Ben Domenech, a health care policy expert with the Heartland Institute, noted that recent polls show the law is more unpopular than it has ever been.
"OFA is nervous about more than just the poll numbers," Domenech added in an email to the Washington Free Beacon. "They need to convince enough young and healthy people to purchase insurance, or more expensive insurance, in the coming months in order to offset the premium rate spikes actuaries anticipate."
The law prohibits insurance companies from taking customers’ health history into account when setting insurance rates. It depends on an influx of younger, healthier insurance customers in order to offset the increased cost of insuring the less healthy.
"With the public largely disengaged from the law's new realities, the first year of implementation could prove particularly awful if the sick sign up and the young and healthy don't," Domenech said.
The administration’s push to get people to sign up for health insurance has already sparked allegations by some lawmakers of official wrongdoing.
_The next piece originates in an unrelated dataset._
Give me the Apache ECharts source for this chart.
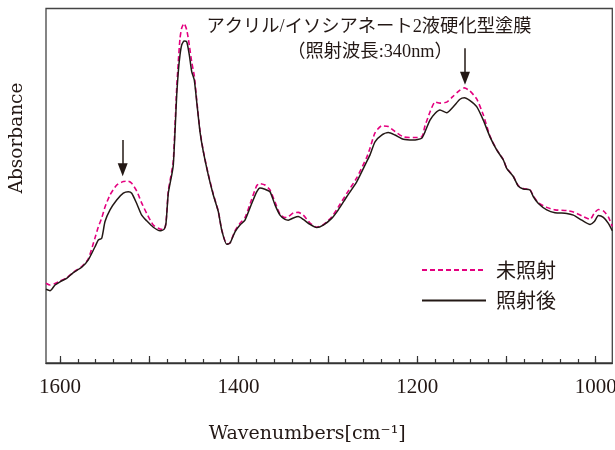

Health and Human Services Secretary Kathleen Sebelius recently pressured major health insurers to donate to a nonprofit group with deep ties to the administration that is working to support Obamacare by signing people up for health insurance.
Republicans see Sebelius’ activity as scandalous.
"It fits into that narrative Republicans are building not only about incompetence in the executive branch but also dishonesty," GOP strategist Matt Mackowiak told Newsmax.
"This is a good issue for Republicans," Mackowiak said. "We want to maximize it."
OFA’s push appears to be an attempt to reverse that trend and help Democrats reclaim the health care issue ahead of the 2014 midterm elections. The group did not respond to a request for comment.
"OFA's propaganda campaign might move the needle slightly, but it's more likely that they're preaching to the dedicated minority of Americans who already thought Obamacare was great," Domenech said.
"But they've got to try something," he added, "because their argument that people need to buy more insurance than they need for a higher price than they ought to pay just for the sake of the public good isn't very convincing."